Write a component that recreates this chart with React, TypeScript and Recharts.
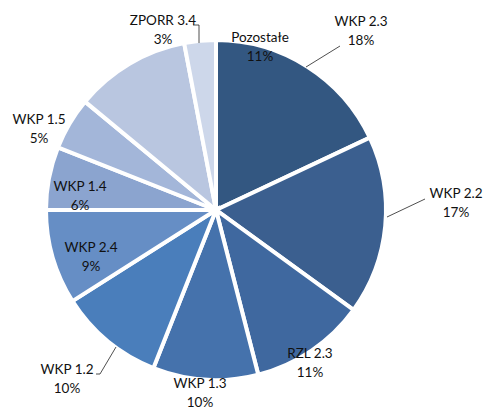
import { PieChart, Pie, Cell } from 'recharts';

// shares per programme, clockwise from 12 o'clock
const names = ['WKP 2.3', 'WKP 2.2', 'RZL 2.3', 'WKP 1.3', 'WKP 1.2', 'WKP 2.4', 'WKP 1.4', 'WKP 1.5', 'Pozostałe', 'ZPORR 3.4'];
const shares = [18, 17, 11, 10, 10, 9, 6, 5, 11, 3];
const colors = ['#335781', '#3b5f8f', '#3f689f', '#4572ac', '#4a7ebb', '#668ec5', '#8ba4cf', '#a3b6d9', '#b9c6e0', '#cdd7ea'];

// label placement relative to the pie centre (layout only)
const labelPos = [
    { dx: 145, dy: -184, line: [[90, -143], [124, -164]] },
    { dx: 240, dy: -12, line: [[171, 7], [209, -11]] },
    { dx: 94, dy: 148 },
    { dx: -16, dy: 178 },
    { dx: -149, dy: 164, line: [[-100, 137], [-116, 164], [-120, 164]] },
    { dx: -125, dy: 42 },
    { dx: -136, dy: -19 },
    { dx: -177, dy: -86 },
    { dx: 44, dy: -168 },
    { dx: -53, dy: -185, line: [[-17, -167], [-17, -185], [-23, -185]] },
];

const data = names.map((name, i) => ({ name, value: shares[i] }));

const CX = 216;
const CY = 210;

function renderLabel(props: any) {
    const { index } = props;
    const p = labelPos[index];
    const x = CX + p.dx;
    const y = CY + p.dy;
    return (
        <g key={index}>
            {p.line && (
                <polyline
                    points={p.line.map(([a, b]) => `${CX + a},${CY + b}`).join(' ')}
                    fill="none"
                    stroke="#222"
                    strokeWidth={0.8}
                />
            )}
            <text x={x} y={y} textAnchor="middle" fontSize={13.5} fontFamily="Lato, 'Open Sans', sans-serif" fill="#111">
                <tspan x={x} dy={0}>{names[index]}</tspan>
                <tspan x={x} dy={19}>{shares[index]}%</tspan>
            </text>
        </g>
    );
}

export default function App() {
    return (
        <div style={{ position: 'absolute', left: 0, top: 0, width: 483, height: 409, background: '#fff' }}>
            <PieChart width={483} height={409} margin={{ top: 0, right: 0, bottom: 0, left: 0 }} style={{ overflow: 'visible' }}>
                <Pie
                    data={data}
                    dataKey="value"
                    cx={CX}
                    cy={CY}
                    outerRadius={170}
                    startAngle={90}
                    endAngle={-270}
                    stroke="#fff"
                    strokeWidth={4}
                    label={renderLabel}
                    labelLine={false}
                    isAnimationActive={false}
                >
                    {data.map((d, i) => (
                        <Cell key={d.name} fill={colors[i]} />
                    ))}
                </Pie>
            </PieChart>
        </div>
    );
}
■ ■ ■
- **What is being asked**
Replicate the material above verbatim; images stay out of the copy.

- **Solution for this exercise**
Write a component that recreates this chart with React, TypeScript and Recharts.
import { PieChart, Pie, Cell } from 'recharts';

// shares per programme, clockwise from 12 o'clock
const names = ['WKP 2.3', 'WKP 2.2', 'RZL 2.3', 'WKP 1.3', 'WKP 1.2', 'WKP 2.4', 'WKP 1.4', 'WKP 1.5', 'Pozostałe', 'ZPORR 3.4'];
const shares = [18, 17, 11, 10, 10, 9, 6, 5, 11, 3];
const colors = ['#335781', '#3b5f8f', '#3f689f', '#4572ac', '#4a7ebb', '#668ec5', '#8ba4cf', '#a3b6d9', '#b9c6e0', '#cdd7ea'];

// label placement relative to the pie centre (layout only)
const labelPos = [
    { dx: 145, dy: -184, line: [[90, -143], [124, -164]] },
    { dx: 240, dy: -12, line: [[171, 7], [209, -11]] },
    { dx: 94, dy: 148 },
    { dx: -16, dy: 178 },
    { dx: -149, dy: 164, line: [[-100, 137], [-116, 164], [-120, 164]] },
    { dx: -125, dy: 42 },
    { dx: -136, dy: -19 },
    { dx: -177, dy: -86 },
    { dx: 44, dy: -168 },
    { dx: -53, dy: -185, line: [[-17, -167], [-17, -185], [-23, -185]] },
];

const data = names.map((name, i) => ({ name, value: shares[i] }));

const CX = 216;
const CY = 210;

function renderLabel(props: any) {
    const { index } = props;
    const p = labelPos[index];
    const x = CX + p.dx;
    const y = CY + p.dy;
    return (
        <g key={index}>
            {p.line && (
                <polyline
                    points={p.line.map(([a, b]) => `${CX + a},${CY + b}`).join(' ')}
                    fill="none"
                    stroke="#222"
                    strokeWidth={0.8}
                />
            )}
            <text x={x} y={y} textAnchor="middle" fontSize={13.5} fontFamily="Lato, 'Open Sans', sans-serif" fill="#111">
                <tspan x={x} dy={0}>{names[index]}</tspan>
                <tspan x={x} dy={19}>{shares[index]}%</tspan>
            </text>
        </g>
    );
}

export default function App() {
    return (
        <div style={{ position: 'absolute', left: 0, top: 0, width: 483, height: 409, background: '#fff' }}>
            <PieChart width={483} height={409} margin={{ top: 0, right: 0, bottom: 0, left: 0 }} style={{ overflow: 'visible' }}>
                <Pie
                    data={data}
                    dataKey="value"
                    cx={CX}
                    cy={CY}
                    outerRadius={170}
                    startAngle={90}
                    endAngle={-270}
                    stroke="#fff"
                    strokeWidth={4}
                    label={renderLabel}
                    labelLine={false}
                    isAnimationActive={false}
                >
                    {data.map((d, i) => (
                        <Cell key={d.name} fill={colors[i]} />
                    ))}
                </Pie>
            </PieChart>
        </div>
    );
}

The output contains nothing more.